Each of you will receive a copy of a passage from Frankenstein. Read that page and then answer these questions as completely as you can on the back of your passage sheet. Just because this is hard does not mean you are doing a bad job. This part is supposed to be difficult.
What does section this remind me of? What I read or seen something similar before? What do I already know about this topic, character, idea, situation, etc?

Circle every unfamiliar word on your page. Look at at least 3 of them and put mini-definitions near the word on your page. Then make a note of what you DON’T understand about the characters or the events on the page. Then tell me what you want to know that the author doesn’t tell you, OR you may complain about what’s missing. Next, underline the MOST IMPORTANT idea on the page. It could be something that a character says or does. It could be the narrator explaining or describing something. Decide by thinking about what this idea has to do with understanding the whole book. Last, I want you to put ??? in the margin next to the craziest sentence on the page (opinion).

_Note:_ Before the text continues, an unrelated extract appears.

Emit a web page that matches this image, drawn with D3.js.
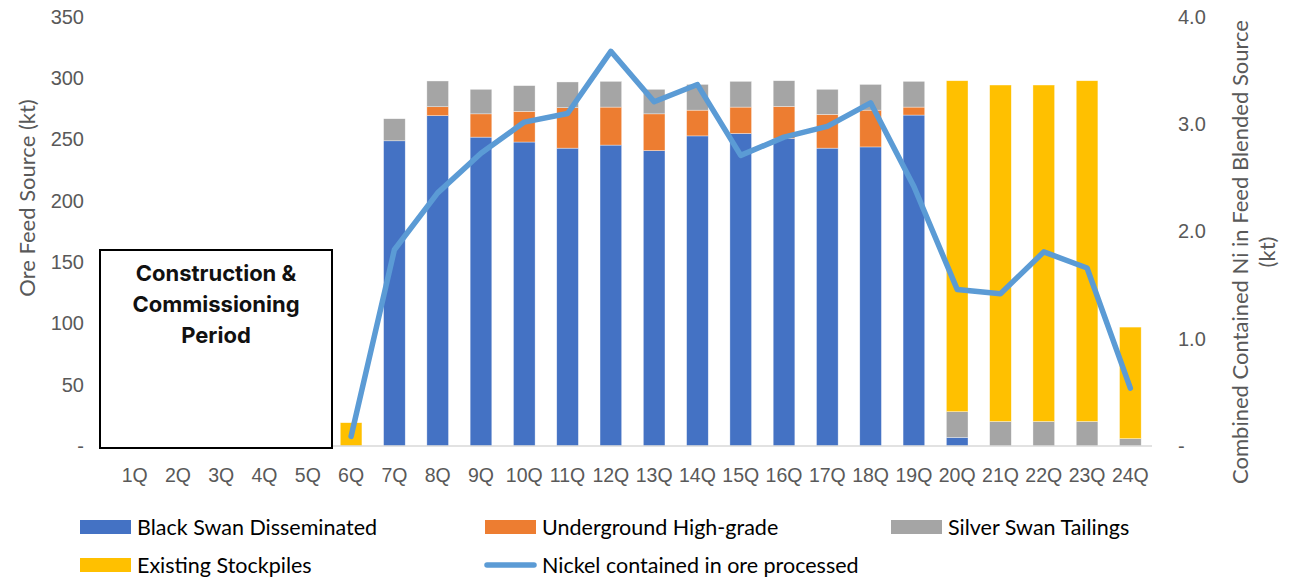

Visualize the scene you are reading. Answer these questions: what does this look like? Can I imagine the scene? Can I smell, taste or hear it? What would it feel like to touch or be near? How would I describe it differently than Shelley? Then describe it for me in 2-3 sentences.

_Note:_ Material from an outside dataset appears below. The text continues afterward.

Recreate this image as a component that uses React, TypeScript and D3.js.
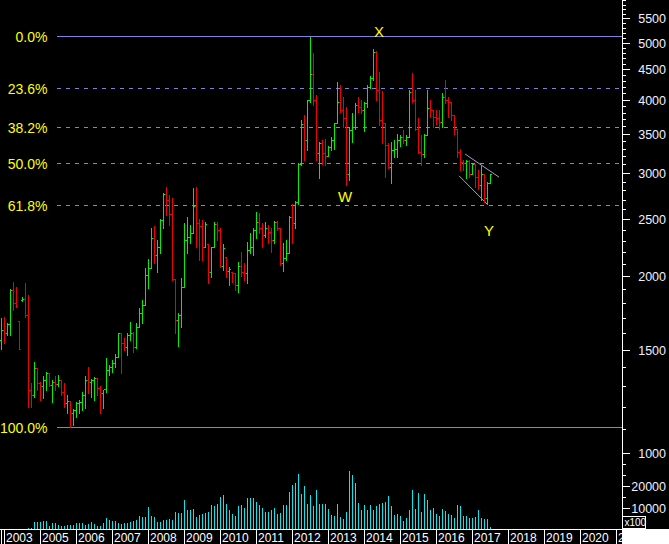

Write down what you guess will come next, or predict what the author means, but does not say, on one section of your passage. Good readers do not have to be right, they just have to make the effort.

Summarize in 2 sentences what happens on your page. If you have dialogue, summarize what information or feelings are communicated. Do not paraphrase.

Use fix-up strategies to get the most out of your reading. Do you miss things sometimes when you read? Well, go back and check on what you normally miss. Re-read the hard part aloud in your head. Check the things that cause you problems. In Frankenstein, it could be the complicated descriptions or the Creature’s sophisticated language, for example. The more familiar you become with the problems you have reading, the more control you have over them. Knowing what is difficult for you is the first step to conquering that weakness. Then write down what you did in 1-2 sentences.